I remember studying the news clippings, the funeral pamphlet, my husband's reunion booklet that listed him "In Memoriam" on the back page...all with some confusion and seeming unbelief...
I got busy, I kept myself as active as I could, believing that activity prevented excessive thinking. And thinking too much about my loss was never a good thing, always ending in tears and sadness. Truth that is seen one dimensionally-the only way I could see at that time--can often be a very bitter, painful and lonely, way to live.
I could only stave off the inevitable, for a certain period of time. When that time came for me to "hit rock(y) bottom" during my journey of sorrow --it was the height of my depth of grief. I couldn't go any lower...I was brought to the ground in the most profoundness of sorrow...finally "admitting" to myself it was true. They really were (physically) dead. All the "woulda, coulda, shoulda's hit full force at that point in time...
It was my belief in forgiveness, that God earnestly desires to offer us, that made me realize "Who am I to have the audacity to deny myself forgiveness?"...and started to truly heal from that point on. If Jesus would forgive me, how dare I not forgive myself! Who did I think I was?!
And now, after a long time on the journey, I realize that thinking of them as being on a trip "away"--for an undetermined time--isn't that far off the mark "of reality"...in fact, now I truly believe it IS reality...

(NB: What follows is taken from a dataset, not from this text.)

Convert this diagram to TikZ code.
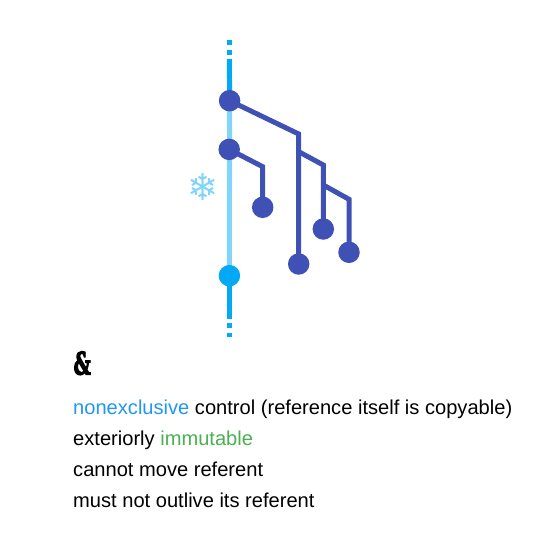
\documentclass[tikz,border=0pt]{standalone}
\usetikzlibrary{backgrounds}
\usepackage{fontspec}
\setmainfont{Liberation Sans}
\newfontfamily\flakefont{DejaVu Sans}
\newfontfamily\ampfont{DejaVu Serif Condensed Bold}[FakeBold=4]
\definecolor{mainblue}{HTML}{03A9F4}
\definecolor{lightb}{HTML}{81D4FA}
\definecolor{indigo}{HTML}{3F51B5}
\definecolor{wordblue}{HTML}{2196F3}
\definecolor{wordgreen}{HTML}{4CAF50}
\tikzset{
  dot/.style={circle,fill=indigo,minimum size=21.5pt,inner sep=0pt,outer sep=0pt},
  bluedot/.style={dot,fill=mainblue},
  trunk/.style={line width=5pt,mainblue},
  frozen/.style={line width=5pt,lightb},
  branch/.style={line width=5pt,indigo,miter limit=10},
  txt/.style={anchor=base west,inner sep=0pt,font=\fontsize{20.1pt}{22pt}\selectfont,text=black},
}
\begin{document}
\begin{tikzpicture}[x=1pt,y=-1pt]
\useasboundingbox (0,0) rectangle (536,538);
\node[dot] (c1) at (229.6,100.7) {};
\node[dot] (c2) at (229.2,149.4) {};
\node[bluedot] (b) at (229.4,275.7) {};
\node[dot] (l1) at (262.7,207.3) {};
\node[dot] (l2) at (298.7,264) {};
\node[dot] (l3) at (323.3,229) {};
\node[dot] (l4) at (349,252.3) {};
\coordinate (t0) at (229.4,59);
\coordinate (t1) at (229.4,319);
\coordinate (d1a) at (229.4,40); \coordinate (d1b) at (229.4,45);
\coordinate (d2a) at (229.4,49.5); \coordinate (d2b) at (229.4,54.5);
\coordinate (d3a) at (229.4,323); \coordinate (d3b) at (229.4,328);
\coordinate (d4a) at (229.4,332.5); \coordinate (d4b) at (229.4,337);
\coordinate (k1) at (298.7,134);
\coordinate (k2) at (262.7,166.7);
\coordinate (j1) at (298.7,151.7);
\coordinate (k3) at (323.3,165);
\coordinate (j2) at (323.3,185);
\coordinate (k4) at (349,199.3);
\begin{scope}[on background layer]
\draw[frozen] (c1.center) -- (b.center);
\draw[trunk] (t0) -- (c1.center);
\draw[trunk] (b.center) -- (t1);
\draw[trunk] (d1a) -- (d1b);
\draw[trunk] (d2a) -- (d2b);
\draw[trunk] (d3a) -- (d3b);
\draw[trunk] (d4a) -- (d4b);
\draw[branch] (c1.center) -- (k1) -- (l2.center);
\draw[branch] (c2.center) -- (k2) -- (l1.center);
\draw[branch] (j1) -- (k3) -- (l3.center);
\draw[branch] (j2) -- (k4) -- (l4.center);
\end{scope}
\node[inner sep=0pt,text=lightb,font=\flakefont\fontsize{37pt}{37pt}\selectfont] (flake) at (203,187.5) {❄};
\node[txt,font=\ampfont\fontsize{31pt}{31pt}\selectfont,xscale=0.68] (amp) at (73.5,374.5) {\&};
\node[txt] (a) at (73,414.5) {\textcolor{wordblue}{nonexclusive} control (reference itself is copyable)};
\node[txt] (e) at (73,445.5) {exteriorly \textcolor{wordgreen}{immutable}};
\node[txt] (m) at (73,476.5) {cannot move referent};
\node[txt] (o) at (73,507.5) {must not outlive its referent};
\end{tikzpicture}
\end{document}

My journey has evolved from dire loss, to my children's gain, to my gain of new compassions, to desiring to help others from fearing the looming future of bereavement without any "hope"...I've come full circle to feeling my children now are with me, in Spirit..until "an undetermined time"...when I will join them in their new "REAL-ity", where love is the Guiding force, permeating everything with the light and lovely fragrance of joy...There really is reason to hope for a better tomorrow!